==== Excerpted records ====

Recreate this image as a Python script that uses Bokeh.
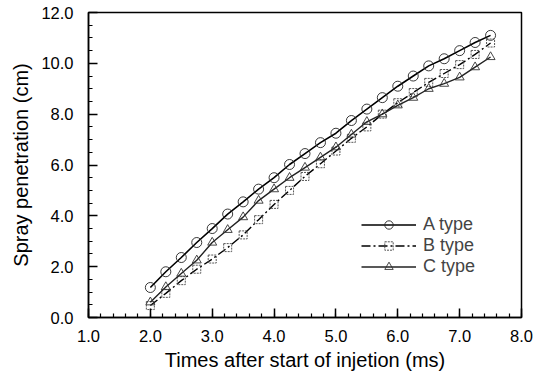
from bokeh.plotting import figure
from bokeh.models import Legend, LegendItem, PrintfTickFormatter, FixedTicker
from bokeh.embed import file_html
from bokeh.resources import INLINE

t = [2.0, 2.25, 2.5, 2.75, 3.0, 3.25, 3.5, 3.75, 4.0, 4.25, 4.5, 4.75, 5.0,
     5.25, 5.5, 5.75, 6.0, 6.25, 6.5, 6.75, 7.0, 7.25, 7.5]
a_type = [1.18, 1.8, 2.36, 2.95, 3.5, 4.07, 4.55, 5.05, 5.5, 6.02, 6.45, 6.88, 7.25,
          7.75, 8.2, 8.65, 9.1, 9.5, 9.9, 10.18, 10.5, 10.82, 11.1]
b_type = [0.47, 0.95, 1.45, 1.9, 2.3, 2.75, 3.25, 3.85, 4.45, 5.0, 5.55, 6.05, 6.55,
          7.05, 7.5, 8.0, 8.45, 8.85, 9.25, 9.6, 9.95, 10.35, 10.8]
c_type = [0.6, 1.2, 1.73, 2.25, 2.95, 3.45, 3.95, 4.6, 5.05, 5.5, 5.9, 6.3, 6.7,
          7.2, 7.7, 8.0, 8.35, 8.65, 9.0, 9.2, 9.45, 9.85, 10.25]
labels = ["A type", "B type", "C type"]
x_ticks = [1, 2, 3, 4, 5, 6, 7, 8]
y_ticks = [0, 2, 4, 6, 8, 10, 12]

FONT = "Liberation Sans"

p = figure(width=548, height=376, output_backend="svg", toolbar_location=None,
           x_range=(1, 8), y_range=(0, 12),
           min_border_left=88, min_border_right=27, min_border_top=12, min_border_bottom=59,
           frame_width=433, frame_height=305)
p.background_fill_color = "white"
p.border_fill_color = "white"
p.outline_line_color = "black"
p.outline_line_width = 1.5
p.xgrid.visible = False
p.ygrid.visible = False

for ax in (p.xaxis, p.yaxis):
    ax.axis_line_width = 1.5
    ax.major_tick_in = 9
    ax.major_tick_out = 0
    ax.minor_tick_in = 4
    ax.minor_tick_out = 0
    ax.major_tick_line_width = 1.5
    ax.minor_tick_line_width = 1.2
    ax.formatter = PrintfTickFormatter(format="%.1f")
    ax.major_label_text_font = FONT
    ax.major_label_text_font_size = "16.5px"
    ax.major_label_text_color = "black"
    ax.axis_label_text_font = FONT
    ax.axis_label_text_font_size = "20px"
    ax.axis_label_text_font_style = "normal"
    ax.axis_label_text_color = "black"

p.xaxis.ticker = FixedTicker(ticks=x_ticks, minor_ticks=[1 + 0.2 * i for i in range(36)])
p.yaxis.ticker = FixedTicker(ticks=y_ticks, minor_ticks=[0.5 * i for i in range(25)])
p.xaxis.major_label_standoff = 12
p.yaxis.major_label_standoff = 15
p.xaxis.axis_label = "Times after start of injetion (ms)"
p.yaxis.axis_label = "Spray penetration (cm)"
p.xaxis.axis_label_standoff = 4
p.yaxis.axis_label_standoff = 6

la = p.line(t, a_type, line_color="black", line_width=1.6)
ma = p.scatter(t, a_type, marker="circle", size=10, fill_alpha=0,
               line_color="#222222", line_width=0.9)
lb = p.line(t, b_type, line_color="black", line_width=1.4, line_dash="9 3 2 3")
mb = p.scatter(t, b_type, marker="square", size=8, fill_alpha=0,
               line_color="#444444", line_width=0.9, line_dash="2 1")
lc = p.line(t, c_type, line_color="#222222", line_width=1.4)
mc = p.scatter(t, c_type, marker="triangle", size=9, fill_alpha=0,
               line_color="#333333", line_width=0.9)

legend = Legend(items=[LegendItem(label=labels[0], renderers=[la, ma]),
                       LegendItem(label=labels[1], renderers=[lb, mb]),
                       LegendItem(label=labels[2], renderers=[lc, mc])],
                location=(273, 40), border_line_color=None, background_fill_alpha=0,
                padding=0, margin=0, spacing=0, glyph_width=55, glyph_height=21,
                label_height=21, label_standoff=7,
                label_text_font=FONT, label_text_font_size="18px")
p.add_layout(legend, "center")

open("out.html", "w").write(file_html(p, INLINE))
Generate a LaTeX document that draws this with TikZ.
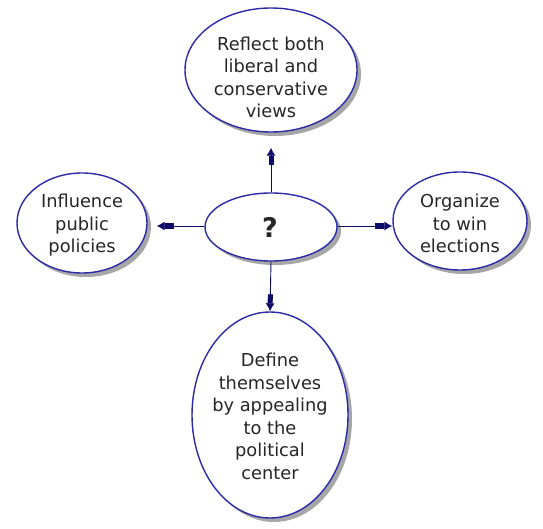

====

- [Exercise instructions] Repeat the data exactly in full, omitting its pictures.

- [Output below]
Recreate this image as a Python script that uses Bokeh.
from bokeh.plotting import figure
from bokeh.models import Legend, LegendItem, PrintfTickFormatter, FixedTicker
from bokeh.embed import file_html
from bokeh.resources import INLINE

t = [2.0, 2.25, 2.5, 2.75, 3.0, 3.25, 3.5, 3.75, 4.0, 4.25, 4.5, 4.75, 5.0,
     5.25, 5.5, 5.75, 6.0, 6.25, 6.5, 6.75, 7.0, 7.25, 7.5]
a_type = [1.18, 1.8, 2.36, 2.95, 3.5, 4.07, 4.55, 5.05, 5.5, 6.02, 6.45, 6.88, 7.25,
          7.75, 8.2, 8.65, 9.1, 9.5, 9.9, 10.18, 10.5, 10.82, 11.1]
b_type = [0.47, 0.95, 1.45, 1.9, 2.3, 2.75, 3.25, 3.85, 4.45, 5.0, 5.55, 6.05, 6.55,
          7.05, 7.5, 8.0, 8.45, 8.85, 9.25, 9.6, 9.95, 10.35, 10.8]
c_type = [0.6, 1.2, 1.73, 2.25, 2.95, 3.45, 3.95, 4.6, 5.05, 5.5, 5.9, 6.3, 6.7,
          7.2, 7.7, 8.0, 8.35, 8.65, 9.0, 9.2, 9.45, 9.85, 10.25]
labels = ["A type", "B type", "C type"]
x_ticks = [1, 2, 3, 4, 5, 6, 7, 8]
y_ticks = [0, 2, 4, 6, 8, 10, 12]

FONT = "Liberation Sans"

p = figure(width=548, height=376, output_backend="svg", toolbar_location=None,
           x_range=(1, 8), y_range=(0, 12),
           min_border_left=88, min_border_right=27, min_border_top=12, min_border_bottom=59,
           frame_width=433, frame_height=305)
p.background_fill_color = "white"
p.border_fill_color = "white"
p.outline_line_color = "black"
p.outline_line_width = 1.5
p.xgrid.visible = False
p.ygrid.visible = False

for ax in (p.xaxis, p.yaxis):
    ax.axis_line_width = 1.5
    ax.major_tick_in = 9
    ax.major_tick_out = 0
    ax.minor_tick_in = 4
    ax.minor_tick_out = 0
    ax.major_tick_line_width = 1.5
    ax.minor_tick_line_width = 1.2
    ax.formatter = PrintfTickFormatter(format="%.1f")
    ax.major_label_text_font = FONT
    ax.major_label_text_font_size = "16.5px"
    ax.major_label_text_color = "black"
    ax.axis_label_text_font = FONT
    ax.axis_label_text_font_size = "20px"
    ax.axis_label_text_font_style = "normal"
    ax.axis_label_text_color = "black"

p.xaxis.ticker = FixedTicker(ticks=x_ticks, minor_ticks=[1 + 0.2 * i for i in range(36)])
p.yaxis.ticker = FixedTicker(ticks=y_ticks, minor_ticks=[0.5 * i for i in range(25)])
p.xaxis.major_label_standoff = 12
p.yaxis.major_label_standoff = 15
p.xaxis.axis_label = "Times after start of injetion (ms)"
p.yaxis.axis_label = "Spray penetration (cm)"
p.xaxis.axis_label_standoff = 4
p.yaxis.axis_label_standoff = 6

la = p.line(t, a_type, line_color="black", line_width=1.6)
ma = p.scatter(t, a_type, marker="circle", size=10, fill_alpha=0,
               line_color="#222222", line_width=0.9)
lb = p.line(t, b_type, line_color="black", line_width=1.4, line_dash="9 3 2 3")
mb = p.scatter(t, b_type, marker="square", size=8, fill_alpha=0,
               line_color="#444444", line_width=0.9, line_dash="2 1")
lc = p.line(t, c_type, line_color="#222222", line_width=1.4)
mc = p.scatter(t, c_type, marker="triangle", size=9, fill_alpha=0,
               line_color="#333333", line_width=0.9)

legend = Legend(items=[LegendItem(label=labels[0], renderers=[la, ma]),
                       LegendItem(label=labels[1], renderers=[lb, mb]),
                       LegendItem(label=labels[2], renderers=[lc, mc])],
                location=(273, 40), border_line_color=None, background_fill_alpha=0,
                padding=0, margin=0, spacing=0, glyph_width=55, glyph_height=21,
                label_height=21, label_standoff=7,
                label_text_font=FONT, label_text_font_size="18px")
p.add_layout(legend, "center")

open("out.html", "w").write(file_html(p, INLINE))
Generate a LaTeX document that draws this with TikZ.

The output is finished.